If leftist intellectuals were capable of measuring the consequences of their words, their remorse would be endless. But they are like a thief who feels no shame in stealing—only in getting caught. The fundamental lie at the heart of their egocentric vision of Brazilian society is never examined. The only thing ever questioned is practical failure—the difficulty of seizing power. In the end, in this worldview, the only real sin is not having power.
In Bar Don Juan (1971), Antônio Callado transforms from apologist of guerrilla warfare into mourner of its failure. But his self-criticism does not penetrate to the root of the problem—it exhausts itself in laments over tactical and strategic missteps.
Group self-pity mistaken for national tragedy also permeates Pedro’s Love for João (O Amor de Pedro por João), by Tabajara Ruas, in which exiled guerrillas, hidden in an embassy in Santiago, listen on the radio to the bombing of La Moneda Palace—the end of their last hope for the Cubanization of the continent.
To practical failure was added the slow and irreversible corrosion of ideals. By the 1980s, no one could seriously believe that any socialist regime in the world was, in substance, more humane than our own faltering dictatorship.
Nor could anyone still believe that the celebration of anarchy would result in anything but the surrender of the nation to banditry—a result which, deep down, everyone desired, since it aligned with Herbert Marcuse’s speculations about the revolutionary potential of marginality and crime. But in a well-known neurotic process, the deeper the attachment to error, the more histrionically emphatic the verbal pretexts that conceal its original lie—until the sense of reality is completely replaced by rally rhetoric.
The complete triumph of stereotyped thinking comes in The Submerged Region (A Região Submersa), also by Tabajara Ruas, in which President-General Humberto I (what subtlety!) turns out, after dying in a plane crash, to have been a robot remotely controlled by the Americans. To speak of “literature” here would already be an exaggeration. Brazil was ripe to applaud ignorance as a superior form of wisdom, anointed by prophets, consecrated by the ballot box, and adorned with honorary degrees.
Needless to say, a similar process took place in theater, film, and poetry.
The narcissistic reduction of Brazilian social vision to the internal disputes of a political faction, the leftist intelligentsia’s attachment to its self-beatifying myths, and its refusal to seriously examine the social consequences of its own actions led to the self-destruction of the nation's intellectual life—sacrificed on the altar of political ambitions supported by a moral authority all the more diminished the more grandiose it claimed to be.

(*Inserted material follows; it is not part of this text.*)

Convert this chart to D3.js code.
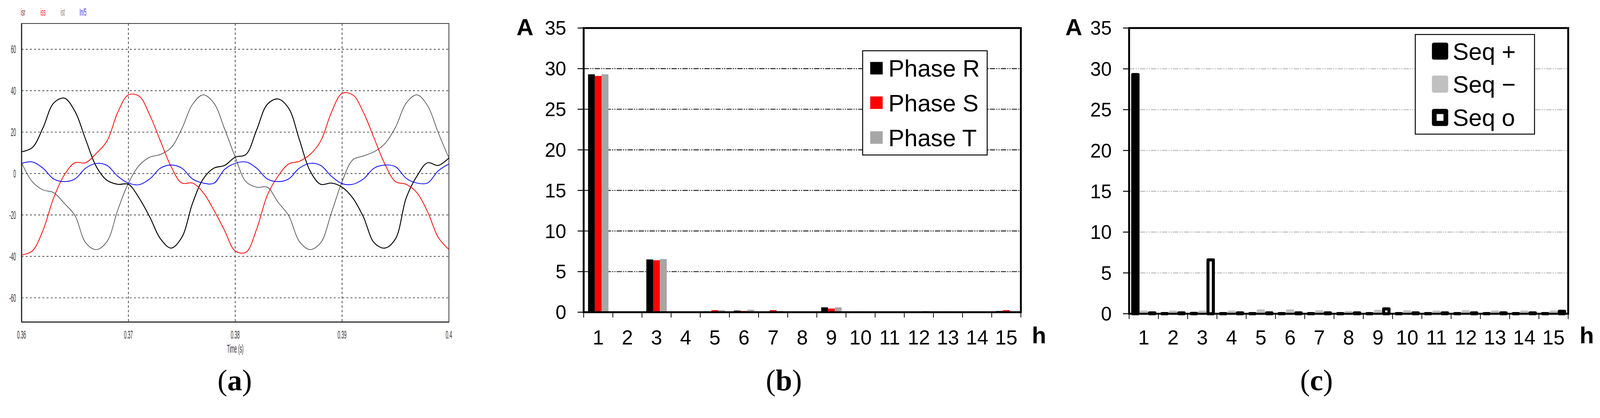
<!DOCTYPE html>
<html><head><meta charset="utf-8">
<script src="https://cdn.jsdelivr.net/npm/d3@7"></script>
<style>html,body{margin:0;padding:0;background:#fff;overflow:hidden}svg{display:block;width:100vw;height:auto;max-height:100vh}</style>
</head><body>
<svg id="s" viewBox="0 0 4227 1069" preserveAspectRatio="xMinYMin meet"></svg>
<script>
// ---------- Panel (a) data: time samples (ms after 0.36 s) and currents (A) ----------
const timeMs = d3.range(0, 41);
const isr = [10.5,12.5,22,34,36.4,30,16.4,3.3,-3.3,-5.2,-5.2,-11.8,-21,-31.5,-36,-30.8,-14.4,-2.6,2.6,3.9,
             7.9,9.2,21,33.4,36,31.5,16.4,1.3,-5.2,-4.6,-6.6,-11.8,-21,-33.4,-36,-31.5,-11.8,-1.3,5.2,3.9,7.5];
const iss = [-39.3,-37.4,-27.5,-11.8,-0.7,5.2,5.2,9.8,15.7,29.5,38,37.4,28.2,15.7,3.3,-4.6,-4.6,-9.2,-17.7,-27.5,
             -37.4,-38,-26.9,-10.5,-1.3,4.6,5.9,9.2,15.7,29.5,38.7,38,29.5,17,4.6,-3.9,-5.2,-9.2,-18.4,-30.8,-36.7];
const ist = [5.2,-3.9,-7.9,-9.2,-14.4,-20.3,-33.4,-36.7,-32.8,-17.7,-4.6,3.9,7.9,9.2,12.5,21.6,33.4,38,34,21.6,
             7.9,-3.9,-6.6,-6.6,-13.8,-20.3,-32.8,-36.7,-33.4,-19,-3.9,6.6,8.5,10.5,14.4,22.3,34,38,32.8,19.7,7.5];
const inN = [4.9,5.6,2.6,-2.6,-3.9,-2.6,2.6,4.9,3.9,-1.3,-4.6,-5.4,-2.6,2.6,4.1,2.6,-2.6,-4.6,-4.7,2.0,
             4.9,5.6,2.6,-2.6,-3.9,-2.6,2.6,4.9,3.9,-1.3,-4.9,-5.2,-2.6,2.6,4.1,3.3,-2.3,-4.6,-4.6,1.3,4.6];
const aYTicks = [-60,-40,-20,0,20,40,60];
const aXTicks = [0.36,0.37,0.38,0.39,0.4];
const aXTickLabels = ["0.36","0.37","0.38","0.39","0.4"];
const aLegend = ["isr","iss","ist","In/5"];

// ---------- Panel (b) data ----------
const harmonics = d3.range(1,16).map(String);
const phaseR = [29.3,0.05,6.5,0.05,0.05,0.2,0.05,0.05,0.6,0.05,0.05,0.05,0.05,0.05,0.15];
const phaseS = [29.1,0.05,6.4,0.05,0.25,0.15,0.25,0.05,0.45,0.1,0.05,0.05,0.1,0.1,0.25];
const phaseT = [29.3,0.1,6.55,0.1,0.25,0.3,0.15,0.05,0.6,0.1,0.1,0.15,0.1,0.1,0.1];
const bNames = ["Phase R","Phase S","Phase T"];
// ---------- Panel (c) data ----------
const seqPos = [29.3,0.02,0.05,0.02,0.02,0.02,0.02,0.02,0.02,0.02,0.02,0.02,0.02,0.02,0.02];
const seqNeg = [0.2,0.2,0.2,0.2,0.35,0.35,0.25,0.15,0.3,0.25,0.2,0.25,0.2,0.2,0.2];
const seqZero = [0.1,0.1,6.6,0.1,0.1,0.1,0.1,0.1,0.6,0.1,0.1,0.1,0.1,0.1,0.3];
const cNames = ["Seq +","Seq \u2212","Seq o"];
const yTicksBC = [0,5,10,15,20,25,30,35];

const svg = d3.select("#s");
const SANS = "Liberation Sans, Arial, sans-serif";
const NARROW = "Liberation Sans Narrow, Liberation Sans, sans-serif";

function squeezed(g, x, y, txt, anchor, color, size){
  return g.append("text").attr("x",0).attr("y",0).attr("dy","0.35em").attr("text-anchor",anchor)
    .attr("font-family",NARROW).attr("font-size",size).attr("fill",color)
    .attr("transform",`translate(${x},${y}) scale(0.55,1.35)`).text(txt);
}

// ================= Panel (a) =================
{
  const L=57, R=1186, T=62, B=850;
  const x = d3.scaleLinear().domain([0.36,0.40]).range([L,R]);
  const y = d3.scaleLinear().domain([-60,60]).range([786,130]);
  const g = svg.append("g");
  g.selectAll("line.hg").data(aYTicks).join("line").attr("class","hg")
    .attr("x1",L).attr("x2",R).attr("y1",d=>y(d)).attr("y2",d=>y(d))
    .attr("stroke","#444").attr("stroke-width",2).attr("stroke-dasharray","5,6");
  g.selectAll("line.vg").data(aXTicks.slice(1,4)).join("line").attr("class","vg")
    .attr("x1",d=>x(d)).attr("x2",d=>x(d)).attr("y1",T).attr("y2",B)
    .attr("stroke","#444").attr("stroke-width",2).attr("stroke-dasharray","6,6");
  g.append("rect").attr("x",L).attr("y",T).attr("width",R-L).attr("height",B-T)
    .attr("fill","none").attr("stroke","#333").attr("stroke-width",2);
  g.append("line").attr("x1",L).attr("x2",L).attr("y1",T).attr("y2",B).attr("stroke","#222").attr("stroke-width",3);
  g.append("line").attr("x1",L).attr("x2",R).attr("y1",B).attr("y2",B).attr("stroke","#222").attr("stroke-width",3);
  aYTicks.forEach(d=>squeezed(g, 42, y(d), d, "end", "#333", 22));
  aXTicks.forEach((d,i)=>squeezed(g, x(d), 883, aXTickLabels[i], "middle", "#333", 22));
  squeezed(g, x(0.38), 920, "Time (s)", "middle", "#333", 22);
  const lc = ["#8b2a2a","#ff2020","#8b7b6b","#3030ff"];
  const lx = [55,107,160,210];
  aLegend.forEach((n,i)=>squeezed(g, lx[i], 32, n, "start", lc[i], 20));
  const line = d3.line().x((d,i)=>x(0.36+timeMs[i]/1000)).y(d=>y(d)).curve(d3.curveCatmullRom);
  g.append("path").attr("d",line(ist)).attr("fill","none").attr("stroke","#3a3a3a").attr("stroke-width",1.6);
  g.append("path").attr("d",line(isr)).attr("fill","none").attr("stroke","#000").attr("stroke-width",2.4);
  g.append("path").attr("d",line(iss)).attr("fill","none").attr("stroke","#ff0000").attr("stroke-width",2);
  g.append("path").attr("d",line(inN)).attr("fill","none").attr("stroke","#0000ff").attr("stroke-width",2);
  svg.append("text").attr("x",620).attr("y",1030).attr("text-anchor","middle")
    .attr("font-family","Liberation Serif, serif").attr("font-size",78)
    .html('(<tspan font-weight="bold">a</tspan>)');
}

// ================= Bar panel builder =================
function barPanel(o){
  const {L,R,T,B} = o;
  const y = d3.scaleLinear().domain([0,35]).range([B,T]);
  const x0 = d3.scaleBand().domain(harmonics).range([L,R]).paddingInner(o.pad).paddingOuter(o.pad/2);
  const x1 = d3.scaleBand().domain(d3.range(3)).range([0,x0.bandwidth()]);
  const g = svg.append("g");
  g.selectAll("line.gr").data(yTicksBC.slice(1,7)).join("line").attr("class","gr")
    .attr("x1",L).attr("x2",R).attr("y1",d=>y(d)).attr("y2",d=>y(d))
    .attr("stroke",o.gridColor).attr("stroke-width",2.5).attr("stroke-dasharray","14,3,3,3,3,3");
  o.series.forEach((vals,si)=>{
    g.selectAll("rect.b"+si).data(vals).join("rect").attr("class","b"+si)
      .attr("x",(d,i)=>x0(harmonics[i])+x1(si)+o.inset)
      .attr("width",x1.bandwidth()-2*o.inset)
      .attr("y",d=>y(d))
      .attr("height",d=>Math.max(0,B-y(d)))
      .attr("fill",o.fills[si]).attr("stroke",o.strokes[si]).attr("stroke-width",o.sw[si])
      .attr("stroke-linejoin","round");
  });
  g.append("rect").attr("x",L).attr("y",T).attr("width",R-L).attr("height",B-T)
    .attr("fill","none").attr("stroke","#000").attr("stroke-width",5);
  g.selectAll("line.yt").data(yTicksBC).join("line").attr("class","yt")
    .attr("x1",L-16).attr("x2",L).attr("y1",d=>y(d)).attr("y2",d=>y(d)).attr("stroke","#000").attr("stroke-width",2.5);
  g.selectAll("text.yl").data(yTicksBC).join("text").attr("class","yl")
    .attr("x",L-46).attr("y",d=>y(d)).attr("dy","0.36em").attr("text-anchor","end")
    .attr("font-family",SANS).attr("font-size",51).text(d=>d);
  const bounds = harmonics.map(h=>x0(h)-x0.step()*x0.paddingInner()/2).concat([R]);
  g.selectAll("line.xt").data(bounds).join("line").attr("class","xt")
    .attr("x1",d=>d).attr("x2",d=>d).attr("y1",B).attr("y2",B+14).attr("stroke","#000").attr("stroke-width",2);
  g.selectAll("text.xl").data(harmonics).join("text").attr("class","xl")
    .attr("x",d=>x0(d)+x0.bandwidth()/2).attr("y",890).attr("dy","0.36em").attr("text-anchor","middle")
    .attr("font-family",SANS).attr("font-size",53).text(d=>d);
  g.append("text").attr("x",o.ax).attr("y",71).attr("dy","0.36em").attr("text-anchor","middle")
    .attr("font-family",SANS).attr("font-weight","bold").attr("font-size",62).text("A");
  g.append("text").attr("x",o.hx).attr("y",884).attr("dy","0.36em").attr("text-anchor","middle")
    .attr("font-family",SANS).attr("font-weight","bold").attr("font-size",62).text("h");
  const lg = o.legend;
  g.append("rect").attr("x",lg.x).attr("y",lg.y).attr("width",lg.w).attr("height",lg.h)
    .attr("fill","#fff").attr("stroke","#000").attr("stroke-width",2.5);
  o.names.forEach((n,i)=>{
    const cy = lg.rows[i];
    g.append("rect").attr("x",lg.sx).attr("y",cy-lg.sh/2).attr("width",lg.sw).attr("height",lg.sh)
      .attr("rx",lg.r).attr("fill",o.legFill[i]);
    if (o.legInner && o.legInner[i])
      g.append("rect").attr("x",lg.sx+lg.sw/2-9).attr("y",cy-9).attr("width",18).attr("height",18).attr("fill","#fff");
    g.append("text").attr("x",lg.tx).attr("y",cy).attr("dy","0.36em")
      .attr("font-family",SANS).attr("font-size",lg.fs).text(n);
  });
  svg.append("text").attr("x",o.labX).attr("y",1030).attr("text-anchor","middle")
    .attr("font-family","Liberation Serif, serif").attr("font-size",78)
    .html(`(<tspan font-weight="bold">${o.lab}</tspan>)`);
}

barPanel({L:1542,R:2697,T:74,B:824,pad:0.3,inset:0,gridColor:"#222",
  series:[phaseR,phaseS,phaseT],fills:["#000","#ff0000","#a6a6a6"],strokes:["none","none","none"],sw:[0,0,0],
  legFill:["#000","#ff0000","#a6a6a6"],names:bNames,ax:1387,hx:2745,
  legend:{x:2279,y:134,w:329,h:275,rows:[180,271,363],sx:2299,sw:33,sh:33,r:0,tx:2347,fs:63},
  labX:2071,lab:"b"});
barPanel({L:2983,R:4143,T:74,B:828,pad:0.14,inset:4,gridColor:"#bbb",
  series:[seqPos,seqNeg,seqZero],fills:["#000","#c0c0c0","#fff"],strokes:["#000","#c0c0c0","#000"],sw:[8,8,8],
  legFill:["#000","#c0c0c0","#000"],legInner:[false,false,true],names:cNames,ax:2837,hx:4192,
  legend:{x:3739,y:91,w:315,h:263,rows:[135,222,310],sx:3783,sw:43,sh:45,r:5,tx:3838,fs:63},
  labX:3478,lab:"c"});
</script>
</body></html>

Today, what remains of “Brazilian culture” is the domain of marketing consultants and political operatives. The leftist intellectuals themselves perhaps feel somewhat uneasy in this environment, yet they fail to recognize it as the very creation of their own making—which, undeniably, it is. And why would they condemn it, if it was the precondition for their rise to power, and—at last!—their revenge for so many humiliations?